After writing the above paragraphs, I read Sarah Milroy's review and found that indeed, we mostly disagree. G.L.N.'s "Spaceship Earth" was by far my favourite piece, striking a deep and resonant chord, while she suggests these artists are "fiddling around on the margins." I felt that Johnathan Monk's "Searching for the Centre of a Piece of A4 Paper" was an empty, art-joke gesture, while for her it evoked "two dragonflies mating in midair, never quite achieving a resting point of consensus." Milroy's overall take on the show was negative and she ends her piece with a kicker: "These are wry, miniature epiphanies, offered up half-heartedly to the world, not quite witty or inventive enough to evoke Duchamp." Perhaps I'm just more partial to conceptual art, but overall I found the show engaging and profound. Its a good thing, though, that writers have different points of view. I don't think Milroy was gratuitously mean in her critiques, and she gave the whole show careful atttention.
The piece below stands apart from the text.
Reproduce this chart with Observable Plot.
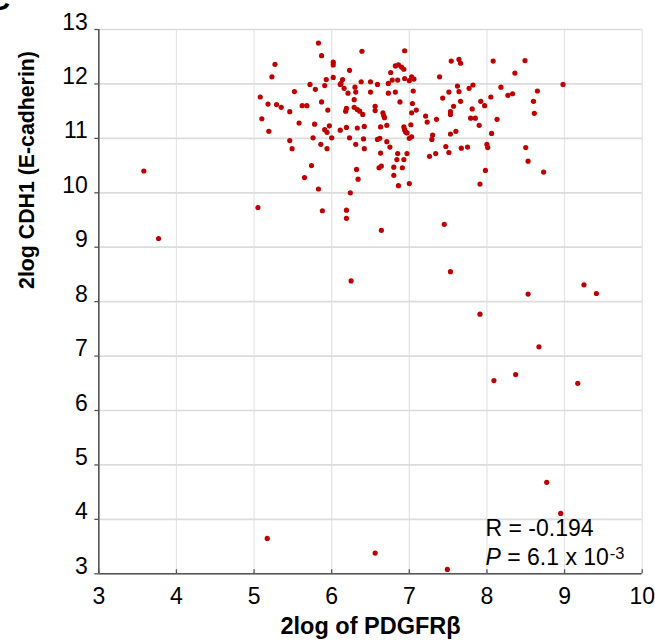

In my review, I left out the works that did not mean much to me, rather than digging in to criticize. Does the fact that I am an artist as well as a writer make me too chicken of my colleague's feelings, and therefore unable to be properly critical? I hope not. I'm not normally squeamish about stating my opinions. But I do make a conscious attempt to say something generative if I am going to say anything at all, and I know the boundary between being positively oriented and being scared to say "boo" is one that requires vigilance. For that reason I respect and appreciate Milroy's role as an art critic in this town, and I am glad she does not coddle the local youngsters when she truly doesn't like what they are doing.